The microcontroller behind ilo nena is CH32V003, which only has 16kB of FLASH storage space. With ~200 glyphs, storing the code along with the entire font into the FLASH space is proven to be challenging. I've used the following tricks to keep the font size small:
The screen I'm using is 128x32 monochrome. For a square glyph, the screen would be able to accommodate font resolution of 32x32, which would cost 32*32/8 = 128bytes for each glyph. To save space, I'm using a font with size of 15x15 instead, which would cost me 30bytes uncompressed. It saves a lot of space while still providing an acceptable user experience.
While it isn't exactly a compression mechanism, I found it worth mentioning because it does save space.
Plenty of glyphs has unused boundary on the edge of the image. Therefore, I'm cropping the empty content to save space.
Due to encoding limitation, the cropping is performed on the column only and that cropping is always symmetric.
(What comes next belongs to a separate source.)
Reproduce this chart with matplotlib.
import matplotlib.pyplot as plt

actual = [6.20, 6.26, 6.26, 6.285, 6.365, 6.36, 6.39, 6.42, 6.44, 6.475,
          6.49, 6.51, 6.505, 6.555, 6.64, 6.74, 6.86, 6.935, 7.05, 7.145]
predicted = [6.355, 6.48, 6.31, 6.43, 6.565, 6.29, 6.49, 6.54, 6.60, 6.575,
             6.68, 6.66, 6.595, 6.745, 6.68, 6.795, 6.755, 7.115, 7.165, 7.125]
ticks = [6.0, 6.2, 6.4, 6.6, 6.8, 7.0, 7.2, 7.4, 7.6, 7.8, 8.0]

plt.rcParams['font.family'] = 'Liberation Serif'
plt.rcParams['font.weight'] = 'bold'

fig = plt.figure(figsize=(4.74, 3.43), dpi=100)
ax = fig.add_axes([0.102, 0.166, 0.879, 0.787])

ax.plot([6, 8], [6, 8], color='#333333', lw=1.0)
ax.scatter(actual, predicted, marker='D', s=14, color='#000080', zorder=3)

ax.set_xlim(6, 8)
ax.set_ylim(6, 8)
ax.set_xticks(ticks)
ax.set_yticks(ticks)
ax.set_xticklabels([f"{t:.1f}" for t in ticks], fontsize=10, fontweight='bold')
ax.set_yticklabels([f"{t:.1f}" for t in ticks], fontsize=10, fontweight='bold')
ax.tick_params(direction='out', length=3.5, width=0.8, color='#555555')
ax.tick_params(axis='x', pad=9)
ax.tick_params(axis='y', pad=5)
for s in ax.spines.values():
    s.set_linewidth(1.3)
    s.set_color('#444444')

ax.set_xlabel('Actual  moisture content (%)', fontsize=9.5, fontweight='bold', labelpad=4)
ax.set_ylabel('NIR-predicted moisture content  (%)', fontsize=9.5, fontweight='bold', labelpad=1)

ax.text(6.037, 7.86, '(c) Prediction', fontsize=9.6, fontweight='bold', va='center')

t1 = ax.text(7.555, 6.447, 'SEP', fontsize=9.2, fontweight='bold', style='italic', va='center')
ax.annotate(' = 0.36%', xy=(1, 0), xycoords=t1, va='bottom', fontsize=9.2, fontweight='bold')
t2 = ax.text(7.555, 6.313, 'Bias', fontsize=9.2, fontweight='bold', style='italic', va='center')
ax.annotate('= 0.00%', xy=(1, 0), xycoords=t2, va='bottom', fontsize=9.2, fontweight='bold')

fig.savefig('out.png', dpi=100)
I've noticed that for many of the glyphs, the column content repeats. In the example below, only 6 red columns need to be encoded uncompressed. The other green columns can just make reference to existing columns to save space:
Due to encoding limitation, only 8 dictionary entries are supported, in which the most recent non-duplicate entries are stored.
The font just happened to have many symmetric glyphs. The right half of the image is a mirrored version of the left half of the image. In this case, only half of the image would be encoded. The other half would be skipped from encoding and would be automatically generated during decoding:
I find this mechanism pretty funny. I like this one the most among other mechanisms being used here. "Oh? The right half is the same as the left half! Let's just draw half of the image and call it a day!" That's bullshit! xD
With the design above, I came up with an encoding scheme on my own. For each of the glyphs:
Below is an example of how a compressed glyph is encoded. The encoded content in hex is [28FEFF0210333302F0]:
The follow data were obtained with the firmware version "nanpa ala":
Control:
My algorithm offers better compression than Huffman and it's almost as good as zlib. Unlike zlib and Huffman, my algorithm also contains metadata that allows reading individual glyph without decoding the entire block of content. On top of that, the code size for the decoder is probably much smaller than zlib and possibly also smaller than Huffman encoding.
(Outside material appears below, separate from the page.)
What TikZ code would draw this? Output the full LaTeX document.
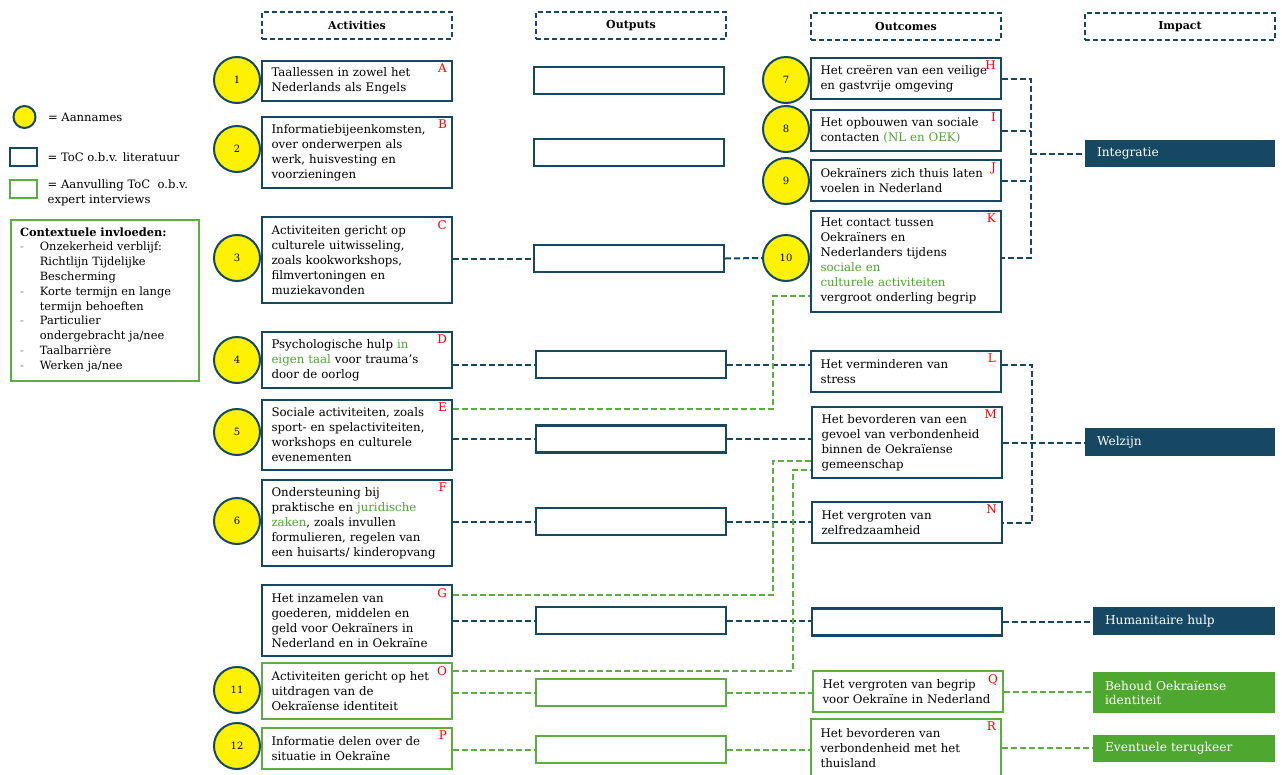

I think I can do further space saving by preloading the dictionary with common content across all glyphs. But I haven't implemented that for now.
Unlike uncompressed array, each compressed glyph is having a variable length. Therefore, when the compressed glyph data is placed back-to-back with each others, you can't read a particular glyph without scanning the payload size of all of the previous glyphs. For ilo nena, I found that the performance is good enough even with the scanning. In case there's performance issue for other projects, it could be mitigated by supplying an index inside the codebase for every, says, 16 glyphs.
As for the mirroring compression mechanism, obviously it may not work on other fonts whatsoever. I'm simply lucked out that it worked. :P
The font I'm using is based on leko lili 15x15. I'd like to thank jan Osi for creating this public domain font.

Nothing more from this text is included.